On Wednesday, Parliament gave nearly unanimous support for the government motion allowing cross-border operations into northern Iraq for the next year. Yesterday’s attacks intensified calls for use of the authorization. Turkey deploys more than 200,000 troops in southeastern Anatolia and some 70,000 troops are deployed on the border, ready for a cross-border operation in a short notice. With additional reinforcements currently in Diyarbakır, this number could go up to 150,000, sources said.
“An extensive operation within Turkey and on the other side of the border has become a necessity under the current circumstances,” said Devlet Bahçeli, leader of the opposition Nationalist Movement Party (MHP). Bahçeli criticized Erdoğan’s earlier comment that he would discuss the matter with President George W. Bush during his visit to Washington on Nov. 5, saying Turkey should not wait any longer.

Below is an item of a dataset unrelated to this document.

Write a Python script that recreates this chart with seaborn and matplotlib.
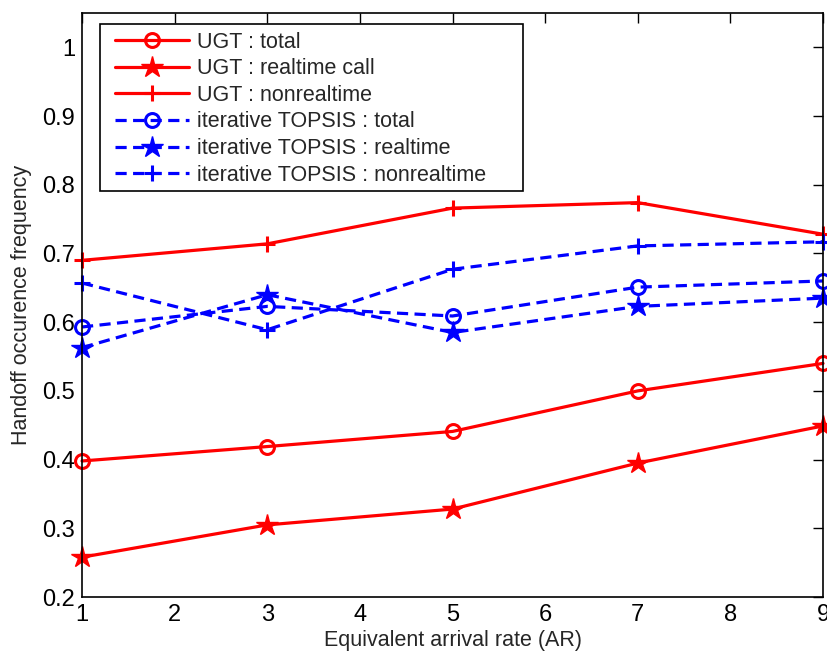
import matplotlib
matplotlib.use("Agg")
import matplotlib.pyplot as plt
from matplotlib.patches import Rectangle
import pandas as pd
import seaborn as sns

ar = [1, 3, 5, 7, 9]
ugt_total = [0.398, 0.419, 0.441, 0.500, 0.540]
ugt_realtime = [0.258, 0.305, 0.328, 0.395, 0.449]
ugt_nonrealtime = [0.690, 0.714, 0.766, 0.774, 0.728]
topsis_total = [0.593, 0.623, 0.609, 0.651, 0.660]
topsis_realtime = [0.563, 0.640, 0.585, 0.623, 0.635]
topsis_nonrealtime = [0.657, 0.589, 0.677, 0.711, 0.717]

labels = [
    "UGT : total",
    "UGT : realtime call",
    "UGT : nonrealtime",
    "iterative TOPSIS : total",
    "iterative TOPSIS : realtime",
    "iterative TOPSIS : nonrealtime",
]
series = [ugt_total, ugt_realtime, ugt_nonrealtime,
          topsis_total, topsis_realtime, topsis_nonrealtime]

sns.set_style("white")
plt.rcParams["font.family"] = ["Liberation Sans", "DejaVu Sans"]

fig = plt.figure(figsize=(8.27, 6.55), dpi=100)
ax = fig.add_axes([0.0992, 0.0885, 0.896, 0.8917])

dash = (0, (3.5, 2))
styles = [
    dict(color="#ff0000", marker="o", markersize=10, mfc="none", mew=2.2, ls="-"),
    dict(color="#ff0000", marker="*", markersize=16, mew=1, ls="-"),
    dict(color="#ff0000", marker="+", markersize=12, mew=2.2, ls="-"),
    dict(color="#0000ff", marker="o", markersize=10, mfc="none", mew=2.2, ls=dash),
    dict(color="#0000ff", marker="*", markersize=16, mew=1, ls=dash),
    dict(color="#0000ff", marker="+", markersize=12, mew=2.2, ls=dash),
]

for lab, vals, st in zip(labels, series, styles):
    df = pd.DataFrame({"AR": ar, "freq": vals})
    sns.lineplot(data=df, x="AR", y="freq", ax=ax, label=lab, lw=2.3,
                 color=st["color"], marker=st["marker"], markersize=st["markersize"],
                 markerfacecolor=st.get("mfc", st["color"]),
                 markeredgecolor=st["color"], markeredgewidth=st["mew"],
                 linestyle=st["ls"], clip_on=False)

ax.set_xlim(1, 9)
ax.set_ylim(0.2, 1.05)
ax.set_xticks(range(1, 10))
ax.set_yticks([0.2, 0.3, 0.4, 0.5, 0.6, 0.7, 0.8, 0.9, 1.0])
ax.set_yticklabels(["0.2", "0.3", "0.4", "0.5", "0.6", "0.7", "0.8", "0.9", "1"])
ax.tick_params(direction="in", length=7, width=1, top=True, right=True,
               labelsize=17, colors="black", pad=5)
for sp in ax.spines.values():
    sp.set_visible(True)
    sp.set_color("black")
    sp.set_linewidth(1.2)

ax.set_xlabel("Equivalent arrival rate (AR)", fontsize=15.5, labelpad=3)
ax.set_ylabel("Handoff occurence frequency", fontsize=15.5, labelpad=7)

# MATLAB-style legend box with extra room on the right
box = Rectangle((0.0243, 0.695), 0.5707, 0.286, transform=ax.transAxes,
                facecolor="white", edgecolor="black", lw=1.2, zorder=4)
ax.add_patch(box)
leg = ax.legend(loc="upper left", bbox_to_anchor=(0.0351, 0.979), borderaxespad=0,
                fontsize=15.5, handlelength=3.45, handletextpad=0.38, labelspacing=0.26,
                frameon=False, borderpad=0.3)
leg.set_zorder(5)

fig.savefig("out.png", dpi=100)
plt.close(fig)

The MHP leader also pressed the government to expand the anti-terror powers of security organizations and said all necessary measures must be taken to ensure success in the fight against terrorism, including the re-introduction of emergency rule in southeastern Anatolia.
“Turkey cannot detour by acting hesitantly in regard to military action,” said main opposition Republican People’s Party (CHP) leader Deniz Baykal. “We have to understand that what we are faced with is a sort of war. There has been a covert war launched against Turkey through the PKK.”
“Turkey’s common sense has not been reciprocated,” said Parliament Speaker Köksal Toptan, referring to Turkey’s unanswered calls on the United States and Iraq to take action against the PKK. “We will take the necessary measures to heal the grief [caused by the deaths of] our martyrs.”
The scope of a possible cross-border operation was being discussed at the security summit chaired by Gül. The meeting, attended by the prime minister, chief of general staff, commanders of the land forces and the gendarmerie and the interior and defense ministers as well as Çiçek, was still continuing as Today’s Zaman went to print.
Iraqi Kurdish officials also reported that the Turkish military fired artillery shells on targets inside northern Iraq. A Kurdish official was quoted as saying that about 11 areas were subject to shelling by the Turkish military but that there were no casualties.
Deputy Governor of the Kurdish province of Dohuk Gorkeis Sulaiman said the Turkish shelling targeted areas close to the towns of Zakhu and Amardiya and destroyed a bridge linking two villages near Amardiya, according to Reuters.
Residents in Zakhu gave a similar version of events. “Today at dawn the Turkish artillery shelling started in villages around Zakhu. We were sleeping, and we all jumped from our beds. We thought that war had started,” said a man in his 50s in Zakhu. “My children started screaming.”